I often process scanned documents: I fix up the scans, run the document through ORC, add a table of contents, etc. I work on a Linux workstation in a folder with the following structure:

┌ .
│ ├ in/
│ ├ out/
│ ├ upscale/
│ └ input.pdf
└ generátor-obsahu.py

The first step is to get bitmap images of the individual pages. If the input is a PDF document, I use the pdftoppm utility from the poppler-utils package:

pdftoppm -r 300 input.pdf str -png

Then I move these PNGs into the in/ folder.

Sometimes I upscale the pages. I haven't found a good upscaler for text, so I use the C++ version of waifu2x:

waifu2x-converter-cpp -i in/ -o upscale/ -m noise-scale --scale-ratio 2 -f png

Then comes the main part of scan processing – splitting pages, deskewing them, adding or removing borders, etc.

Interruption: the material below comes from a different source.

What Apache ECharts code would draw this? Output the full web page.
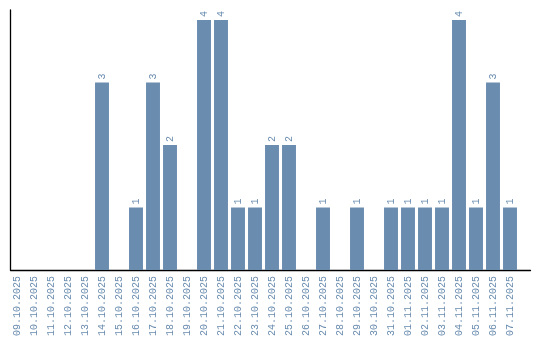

I use a GUI tool for that. It's called Scan Tailor. The original version seems to be unmaintained but there are two forks – Scan Tailor Universal and Scan Tailor Advanced. I save Scan Tailor's output into the out/ folder.

Then I combine all the images into one PDF file using the img2pdf tool:

cd out && img2pdf --output ../sd.pdf *.tif && cd ..

And I run the resulting document through OCR. I use OCRmyPDF for that:

ocrmypdf -j 2 --optimize 3 -fl eng sd.pdf sd_ocr.pdf

The last step is to add the table of contents into the metadata of the PDF file. I use my own custom script – generátor-obsahu.py – to generate the input for the command-line version of PDFtk. You could write it by hand. My script takes a tab-delimited representation of the table of contents as an input, see an example:

cat sd.toc | python ../generátor-obsahu.py > sd.pdftk.toc && 
pdftk sd_ocr.pdf update_info sd.pdftk.toc output sd_final.pdf

The resulting file sd_final.pdf should be more pleasant to read than a raw scan.